How many of the lines contain the string "Write"? Give the number, with no other words.

Data supplied:
•••••

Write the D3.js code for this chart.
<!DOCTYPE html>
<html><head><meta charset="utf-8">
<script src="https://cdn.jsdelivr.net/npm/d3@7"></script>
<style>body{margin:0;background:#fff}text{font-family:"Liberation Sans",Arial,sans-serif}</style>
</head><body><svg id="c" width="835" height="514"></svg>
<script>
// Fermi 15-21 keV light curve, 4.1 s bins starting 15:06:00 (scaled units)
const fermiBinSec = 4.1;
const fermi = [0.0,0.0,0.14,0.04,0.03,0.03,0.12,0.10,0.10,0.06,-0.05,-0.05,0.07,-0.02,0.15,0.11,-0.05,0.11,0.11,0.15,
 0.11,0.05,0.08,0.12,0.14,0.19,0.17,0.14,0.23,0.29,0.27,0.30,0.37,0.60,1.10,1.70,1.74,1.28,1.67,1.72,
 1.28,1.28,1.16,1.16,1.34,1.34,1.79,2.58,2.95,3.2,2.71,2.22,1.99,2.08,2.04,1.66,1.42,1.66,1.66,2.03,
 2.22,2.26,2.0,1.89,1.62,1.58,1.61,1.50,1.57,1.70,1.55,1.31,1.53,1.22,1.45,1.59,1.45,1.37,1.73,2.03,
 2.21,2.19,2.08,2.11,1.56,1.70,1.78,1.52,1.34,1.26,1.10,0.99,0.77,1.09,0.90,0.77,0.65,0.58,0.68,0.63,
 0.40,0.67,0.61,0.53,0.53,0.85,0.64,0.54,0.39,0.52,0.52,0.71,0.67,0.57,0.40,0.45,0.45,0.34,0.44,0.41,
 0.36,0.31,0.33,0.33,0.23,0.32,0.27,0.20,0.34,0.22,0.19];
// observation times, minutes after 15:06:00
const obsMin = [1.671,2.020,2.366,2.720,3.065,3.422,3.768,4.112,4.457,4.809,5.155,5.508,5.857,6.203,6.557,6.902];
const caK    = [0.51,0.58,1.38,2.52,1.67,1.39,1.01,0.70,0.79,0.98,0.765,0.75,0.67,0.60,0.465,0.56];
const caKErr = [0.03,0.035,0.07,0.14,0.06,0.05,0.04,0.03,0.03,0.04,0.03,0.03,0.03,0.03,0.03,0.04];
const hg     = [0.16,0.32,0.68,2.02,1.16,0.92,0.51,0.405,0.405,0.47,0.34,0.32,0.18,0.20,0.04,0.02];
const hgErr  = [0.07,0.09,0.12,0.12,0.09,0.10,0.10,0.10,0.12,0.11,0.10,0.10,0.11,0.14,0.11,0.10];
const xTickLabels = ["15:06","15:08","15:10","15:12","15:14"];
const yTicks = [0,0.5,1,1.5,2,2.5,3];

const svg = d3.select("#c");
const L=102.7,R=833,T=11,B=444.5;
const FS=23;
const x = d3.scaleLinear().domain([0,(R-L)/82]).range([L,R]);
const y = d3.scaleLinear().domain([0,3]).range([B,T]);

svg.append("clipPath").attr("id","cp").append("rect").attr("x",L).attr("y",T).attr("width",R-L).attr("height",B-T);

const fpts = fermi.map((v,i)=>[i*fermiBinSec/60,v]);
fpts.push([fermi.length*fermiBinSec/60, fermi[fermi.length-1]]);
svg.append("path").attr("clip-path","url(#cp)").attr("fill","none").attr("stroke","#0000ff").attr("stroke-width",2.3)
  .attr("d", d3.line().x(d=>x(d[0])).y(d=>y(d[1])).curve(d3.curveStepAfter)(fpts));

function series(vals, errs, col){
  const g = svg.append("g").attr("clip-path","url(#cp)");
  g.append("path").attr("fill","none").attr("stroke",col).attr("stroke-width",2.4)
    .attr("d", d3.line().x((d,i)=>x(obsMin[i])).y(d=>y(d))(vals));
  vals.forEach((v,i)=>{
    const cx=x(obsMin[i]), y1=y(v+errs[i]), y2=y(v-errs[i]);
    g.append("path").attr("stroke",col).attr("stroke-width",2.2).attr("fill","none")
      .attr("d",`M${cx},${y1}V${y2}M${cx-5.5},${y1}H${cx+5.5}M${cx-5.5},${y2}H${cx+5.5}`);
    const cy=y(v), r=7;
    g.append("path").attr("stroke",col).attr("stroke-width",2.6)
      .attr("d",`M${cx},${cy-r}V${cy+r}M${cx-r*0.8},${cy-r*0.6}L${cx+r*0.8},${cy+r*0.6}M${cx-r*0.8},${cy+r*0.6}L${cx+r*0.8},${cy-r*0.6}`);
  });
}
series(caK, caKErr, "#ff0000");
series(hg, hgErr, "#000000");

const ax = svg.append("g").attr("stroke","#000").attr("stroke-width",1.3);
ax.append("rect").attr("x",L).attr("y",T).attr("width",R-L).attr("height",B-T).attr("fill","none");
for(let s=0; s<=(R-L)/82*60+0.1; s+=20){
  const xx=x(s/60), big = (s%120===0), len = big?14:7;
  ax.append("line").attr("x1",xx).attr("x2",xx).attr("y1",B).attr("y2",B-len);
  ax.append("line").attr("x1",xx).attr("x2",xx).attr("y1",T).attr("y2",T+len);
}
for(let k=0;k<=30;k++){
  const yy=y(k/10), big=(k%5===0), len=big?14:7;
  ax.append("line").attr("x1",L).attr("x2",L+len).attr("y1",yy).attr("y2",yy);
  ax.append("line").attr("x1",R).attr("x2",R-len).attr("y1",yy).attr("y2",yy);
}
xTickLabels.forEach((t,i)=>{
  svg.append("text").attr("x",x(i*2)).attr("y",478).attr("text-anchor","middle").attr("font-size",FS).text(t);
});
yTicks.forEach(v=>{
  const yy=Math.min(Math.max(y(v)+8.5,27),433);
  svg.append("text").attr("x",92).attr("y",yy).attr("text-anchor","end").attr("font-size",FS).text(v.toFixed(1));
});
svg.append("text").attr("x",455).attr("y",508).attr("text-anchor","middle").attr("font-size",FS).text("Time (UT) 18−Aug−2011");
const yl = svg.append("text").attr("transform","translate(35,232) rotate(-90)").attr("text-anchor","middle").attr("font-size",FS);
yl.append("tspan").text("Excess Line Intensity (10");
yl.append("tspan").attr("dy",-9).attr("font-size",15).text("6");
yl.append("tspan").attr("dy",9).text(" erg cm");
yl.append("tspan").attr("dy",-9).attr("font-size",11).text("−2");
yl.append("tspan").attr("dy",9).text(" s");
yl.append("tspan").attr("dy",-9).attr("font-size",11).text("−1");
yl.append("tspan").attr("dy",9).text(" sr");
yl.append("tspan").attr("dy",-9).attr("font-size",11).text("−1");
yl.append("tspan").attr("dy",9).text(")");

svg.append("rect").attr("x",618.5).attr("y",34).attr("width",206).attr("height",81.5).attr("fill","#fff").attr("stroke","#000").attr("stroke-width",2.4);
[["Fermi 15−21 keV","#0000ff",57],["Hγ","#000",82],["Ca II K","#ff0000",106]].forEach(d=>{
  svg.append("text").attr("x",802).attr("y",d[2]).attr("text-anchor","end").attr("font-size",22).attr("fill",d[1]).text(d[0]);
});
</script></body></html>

•••••

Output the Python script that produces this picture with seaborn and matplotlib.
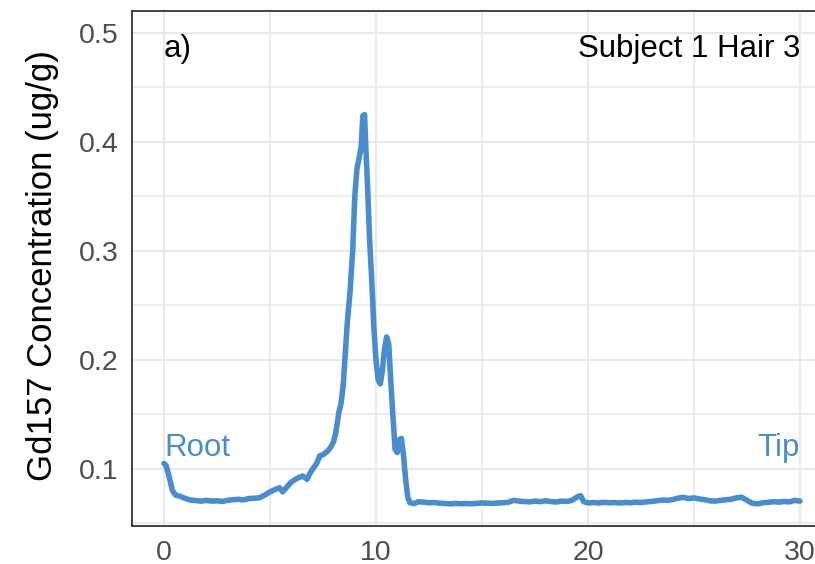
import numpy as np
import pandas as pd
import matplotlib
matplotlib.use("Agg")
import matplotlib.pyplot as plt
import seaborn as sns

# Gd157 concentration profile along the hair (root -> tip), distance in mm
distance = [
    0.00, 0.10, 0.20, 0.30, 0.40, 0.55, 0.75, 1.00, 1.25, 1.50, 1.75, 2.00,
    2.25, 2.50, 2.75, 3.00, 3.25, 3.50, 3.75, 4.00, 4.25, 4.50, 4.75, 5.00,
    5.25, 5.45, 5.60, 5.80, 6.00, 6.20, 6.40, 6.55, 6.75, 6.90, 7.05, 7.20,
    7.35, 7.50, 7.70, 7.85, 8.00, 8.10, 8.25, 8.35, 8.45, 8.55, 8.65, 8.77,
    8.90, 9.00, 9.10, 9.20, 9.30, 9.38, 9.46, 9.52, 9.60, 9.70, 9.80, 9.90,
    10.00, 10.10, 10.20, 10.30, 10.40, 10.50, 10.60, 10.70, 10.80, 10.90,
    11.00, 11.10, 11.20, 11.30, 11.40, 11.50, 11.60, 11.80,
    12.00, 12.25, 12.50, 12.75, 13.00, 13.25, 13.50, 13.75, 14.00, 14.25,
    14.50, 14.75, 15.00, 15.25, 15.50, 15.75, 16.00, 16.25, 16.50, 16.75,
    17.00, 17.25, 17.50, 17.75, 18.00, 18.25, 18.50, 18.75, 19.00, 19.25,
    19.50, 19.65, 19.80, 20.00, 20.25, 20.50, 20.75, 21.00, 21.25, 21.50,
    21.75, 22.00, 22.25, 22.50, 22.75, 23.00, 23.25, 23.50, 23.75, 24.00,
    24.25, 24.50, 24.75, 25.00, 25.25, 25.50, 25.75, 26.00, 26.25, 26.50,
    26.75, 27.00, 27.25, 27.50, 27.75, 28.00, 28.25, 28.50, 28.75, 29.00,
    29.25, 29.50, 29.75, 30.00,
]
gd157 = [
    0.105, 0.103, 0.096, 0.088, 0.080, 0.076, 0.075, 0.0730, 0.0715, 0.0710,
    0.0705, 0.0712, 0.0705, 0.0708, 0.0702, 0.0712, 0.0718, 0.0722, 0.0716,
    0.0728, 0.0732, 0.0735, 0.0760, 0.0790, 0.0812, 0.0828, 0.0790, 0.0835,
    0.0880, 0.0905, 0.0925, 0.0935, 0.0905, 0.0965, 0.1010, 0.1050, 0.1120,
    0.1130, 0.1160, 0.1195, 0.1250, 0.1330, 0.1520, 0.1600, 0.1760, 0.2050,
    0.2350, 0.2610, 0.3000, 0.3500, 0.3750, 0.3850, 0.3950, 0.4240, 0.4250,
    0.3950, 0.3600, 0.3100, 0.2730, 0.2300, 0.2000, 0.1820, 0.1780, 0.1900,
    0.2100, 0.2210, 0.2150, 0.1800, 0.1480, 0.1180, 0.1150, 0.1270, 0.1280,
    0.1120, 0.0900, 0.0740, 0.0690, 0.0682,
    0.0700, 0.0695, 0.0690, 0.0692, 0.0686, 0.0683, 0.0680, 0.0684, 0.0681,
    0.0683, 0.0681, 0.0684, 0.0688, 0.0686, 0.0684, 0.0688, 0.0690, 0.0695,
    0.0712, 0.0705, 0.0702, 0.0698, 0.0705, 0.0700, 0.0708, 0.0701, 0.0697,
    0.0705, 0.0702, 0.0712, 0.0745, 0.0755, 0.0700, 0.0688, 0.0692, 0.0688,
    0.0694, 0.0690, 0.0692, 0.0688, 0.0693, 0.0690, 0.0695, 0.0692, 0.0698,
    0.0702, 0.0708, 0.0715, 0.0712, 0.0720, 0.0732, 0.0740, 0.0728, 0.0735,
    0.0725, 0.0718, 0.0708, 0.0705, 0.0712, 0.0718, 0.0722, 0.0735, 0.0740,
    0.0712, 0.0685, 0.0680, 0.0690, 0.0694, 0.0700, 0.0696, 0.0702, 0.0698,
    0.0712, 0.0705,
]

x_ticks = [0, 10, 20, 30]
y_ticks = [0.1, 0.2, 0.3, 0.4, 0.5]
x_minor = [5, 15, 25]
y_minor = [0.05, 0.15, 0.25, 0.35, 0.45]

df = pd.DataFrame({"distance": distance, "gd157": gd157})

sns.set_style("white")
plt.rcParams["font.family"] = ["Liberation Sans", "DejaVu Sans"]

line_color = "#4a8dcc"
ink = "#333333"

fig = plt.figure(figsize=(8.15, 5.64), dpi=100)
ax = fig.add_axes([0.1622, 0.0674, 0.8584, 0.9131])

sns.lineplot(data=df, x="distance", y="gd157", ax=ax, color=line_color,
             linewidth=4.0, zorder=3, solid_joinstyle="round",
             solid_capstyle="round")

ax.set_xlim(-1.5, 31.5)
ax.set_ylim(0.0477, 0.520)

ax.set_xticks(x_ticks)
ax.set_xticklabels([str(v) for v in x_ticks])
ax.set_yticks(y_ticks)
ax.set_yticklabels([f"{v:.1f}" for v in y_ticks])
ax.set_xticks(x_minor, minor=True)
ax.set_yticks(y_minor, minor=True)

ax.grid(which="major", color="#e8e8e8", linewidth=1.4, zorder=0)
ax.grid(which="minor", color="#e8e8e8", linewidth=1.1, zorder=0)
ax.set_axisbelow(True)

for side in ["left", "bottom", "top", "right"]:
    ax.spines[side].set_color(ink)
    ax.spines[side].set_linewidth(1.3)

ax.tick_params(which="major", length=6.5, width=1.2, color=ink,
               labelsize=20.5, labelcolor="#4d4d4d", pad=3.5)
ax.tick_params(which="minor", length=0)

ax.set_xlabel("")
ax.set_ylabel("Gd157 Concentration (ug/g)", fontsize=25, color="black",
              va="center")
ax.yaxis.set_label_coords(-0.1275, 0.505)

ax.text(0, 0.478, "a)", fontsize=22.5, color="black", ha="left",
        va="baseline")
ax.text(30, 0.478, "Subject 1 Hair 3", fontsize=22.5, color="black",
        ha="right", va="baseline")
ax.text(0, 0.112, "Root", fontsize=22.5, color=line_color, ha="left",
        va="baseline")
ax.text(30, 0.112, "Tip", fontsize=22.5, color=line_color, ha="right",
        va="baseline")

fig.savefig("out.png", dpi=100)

•••••

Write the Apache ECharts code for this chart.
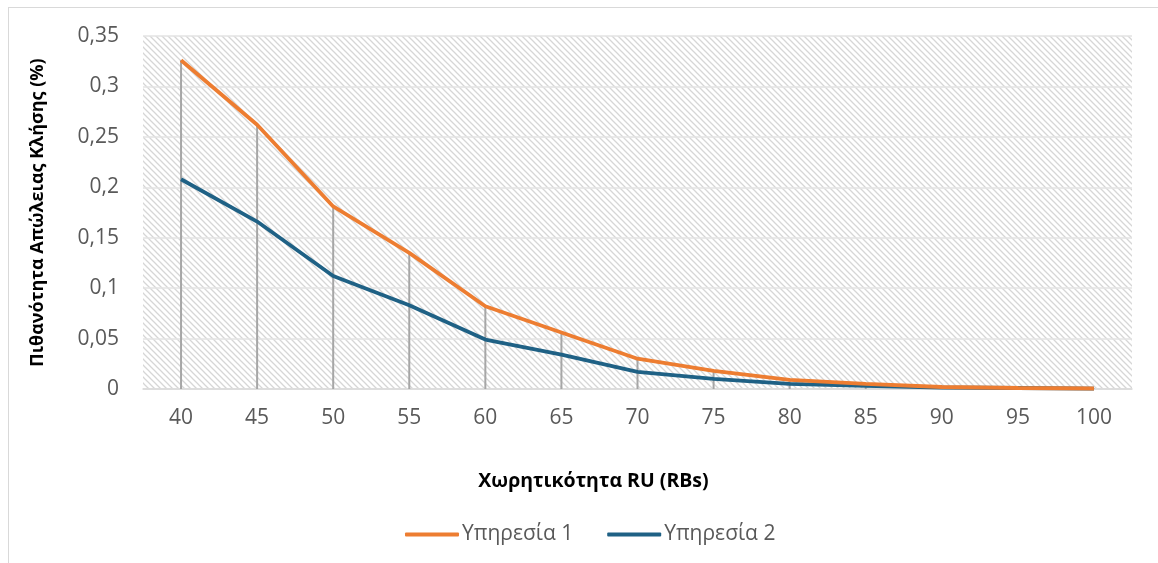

•••••

Full answer: 2